The plan is called Pleistocene rewilding and is intended to be a proactive approach to conservation. The researchers say it would help revitalize ecosystems that have been compromised by the extinction of many of the continent’s large mammals, many of them predators. They believe it would also offer ecotourism and land-management jobs to help the struggling economies in rural areas of the Great Plains and Southwest.
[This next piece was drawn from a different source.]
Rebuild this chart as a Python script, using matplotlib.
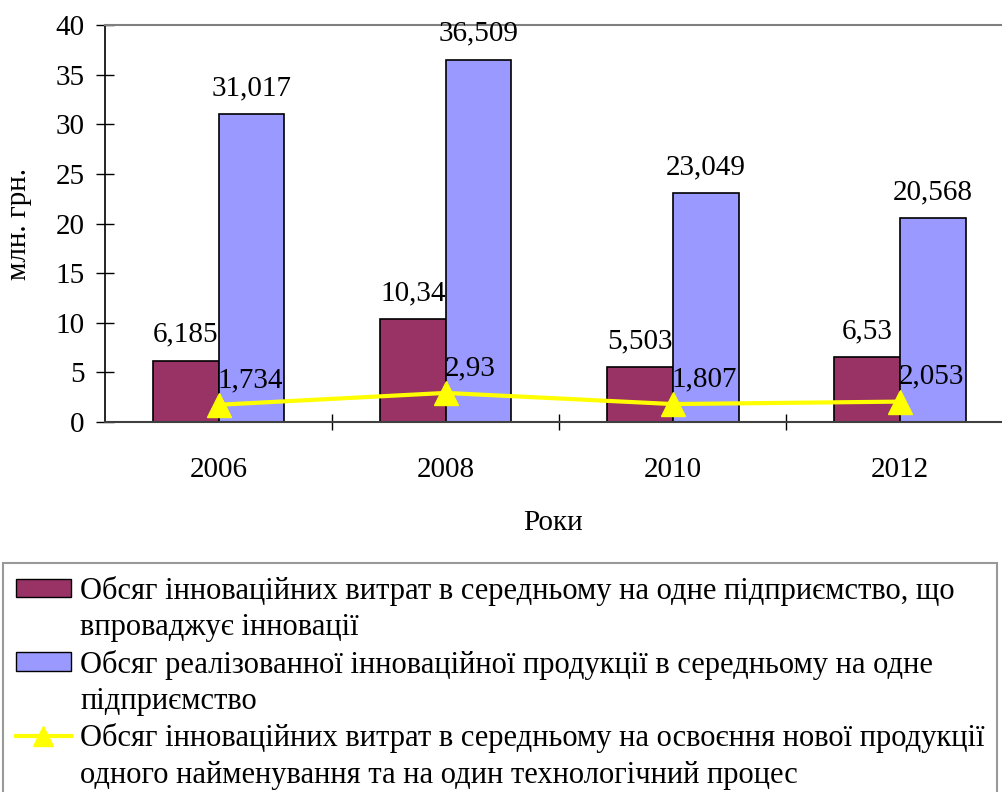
import numpy as np
import matplotlib.pyplot as plt
from matplotlib.patches import Patch
from matplotlib.lines import Line2D

years = ["2006", "2008", "2010", "2012"]
costs = [6.185, 10.34, 5.503, 6.53]
sales = [31.017, 36.509, 23.049, 20.568]
per_product = [1.734, 2.93, 1.807, 2.053]
costs_lbl = ["6,185", "10,34", "5,503", "6,53"]
sales_lbl = ["31,017", "36,509", "23,049", "20,568"]
per_product_lbl = ["1,734", "2,93", "1,807", "2,053"]
legend_labels = [
    ["Обсяг інноваційних витрат в середньому на одне підприємство, що",
     "впроваджує інновації"],
    ["Обсяг реалізованної інноваційної продукції в середньому на одне",
     "підприємство"],
    ["Обсяг інноваційних витрат в середньому на освоєння нової продукції",
     "одного найменування та на один технологічний процес"],
]

plt.rcParams["font.family"] = ["Liberation Serif", "DejaVu Serif"]
FS = 21
FS_LEG = 22

fig = plt.figure(figsize=(10.02, 7.92), dpi=100)
ax = fig.add_axes([105 / 1002, 1 - 422 / 792, 1 - 105 / 1002, (422 - 25) / 792])

x = np.arange(len(years))
w = 0.29
ax.bar(x - w / 2, costs, w, color="#993366", edgecolor="black", linewidth=1.2, zorder=2)
ax.bar(x + w / 2, sales, w, color="#9999ff", edgecolor="black", linewidth=1.2, zorder=2)
ax.plot(x, per_product, color="#ffff00", linewidth=3, marker="^", markersize=17, zorder=3)

for xi, v, s in zip(x, costs, costs_lbl):
    ax.text(xi - w / 2, v + 2.6, s, ha="center", va="center", fontsize=FS)
for xi, v, s in zip(x, sales, sales_lbl):
    ax.text(xi + w / 2, v + 2.6, s, ha="center", va="center", fontsize=FS)
for xi, v, s in zip(x, per_product, per_product_lbl):
    ax.text(xi - 0.005, v + 2.5, s, ha="left", va="center", fontsize=FS, zorder=4)

ax.set_xlim(-0.5, 3.45)
ax.set_ylim(0, 40)
ax.set_yticks(np.arange(0, 41, 5))
ax.set_xticks(x)
ax.set_xticklabels(years)
ax.set_xticks(x[:-1] + 0.5, minor=True)
ax.tick_params(axis="x", which="major", length=0, pad=25, labelsize=FS)
ax.tick_params(axis="x", which="minor", direction="inout", length=12, width=1)
ax.tick_params(axis="y", direction="inout", length=13, width=1, pad=8, labelsize=FS)

ax.spines["right"].set_visible(False)
ax.spines["top"].set_color("#808080")
ax.spines["top"].set_linewidth(1.5)
ax.spines["bottom"].set_color("#404040")
ax.spines["bottom"].set_linewidth(1.5)
ax.spines["left"].set_linewidth(1.2)

ax.set_xlabel("Роки", fontsize=FS, labelpad=20)
ax.set_ylabel("млн. грн.", fontsize=FS, labelpad=17)

# each entry is two rows; the second row gets an empty handle
series_handles = [
    Patch(facecolor="#993366", edgecolor="black"),
    Patch(facecolor="#9999ff", edgecolor="black"),
    Line2D([], [], color="#ffff00", linewidth=3, marker="^", markersize=15),
]
handles, labels = [], []
for h, lines in zip(series_handles, legend_labels):
    handles += [h, Line2D([], [], color="none")]
    labels += lines
leg = fig.legend(handles, labels, loc="upper left", bbox_to_anchor=(3 / 1002, 1 - 563 / 792),
                 fontsize=FS_LEG, frameon=True, fancybox=False, edgecolor="#808080",
                 handlelength=1.8, handleheight=0.55, handletextpad=0.3, labelspacing=0.24,
                 borderpad=0.42, borderaxespad=0)
leg.get_frame().set_linewidth(1.5)

fig.savefig("out.png", dpi=100)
This web of interactions in an ecosystem is complex, and the researchers say that many gaps have developed in U.S. ecosystems, creating “unhealthy” environments. They believe that introducing living counterparts to the extinct Pleistocene-period animals could fill the voids for American plants and animals that co-evolved with large, but now extinct, mammals. To this end, they are advocating the establishment of ecological history parks with large mammals, mostly from Africa, that are close relatives or counterparts to extinct Pleistocene-period animals that once roamed the Great Plains.
The animals touted for the plan make for intriguing reading, comprising African cheetahs, feral horses, wild asses, Bactrian camels, Asian and African elephants and lions.
Selling the idea to the public may be tricky. The researchers say that the public needs to accept predation as a natural part of the ecosystem. “Gaining public acceptance is going to be a huge issue, especially when you talk about reintroducing predators,” said the paper’s lead author, Josh Donlan, pointing to the controversy that raged when wolves were reintroduced to Yellowstone National Park in 1995. “There are going to have to be some major attitude shifts.”
“We are not advocating backing up a van and letting elephants and cheetahs out into the landscape,” said Donlan. “All of this would be science driven.” He said that using large tracts of private land was probably the most promising place to start, adding that each step should be carefully guided by fossil records and the involvement of experts.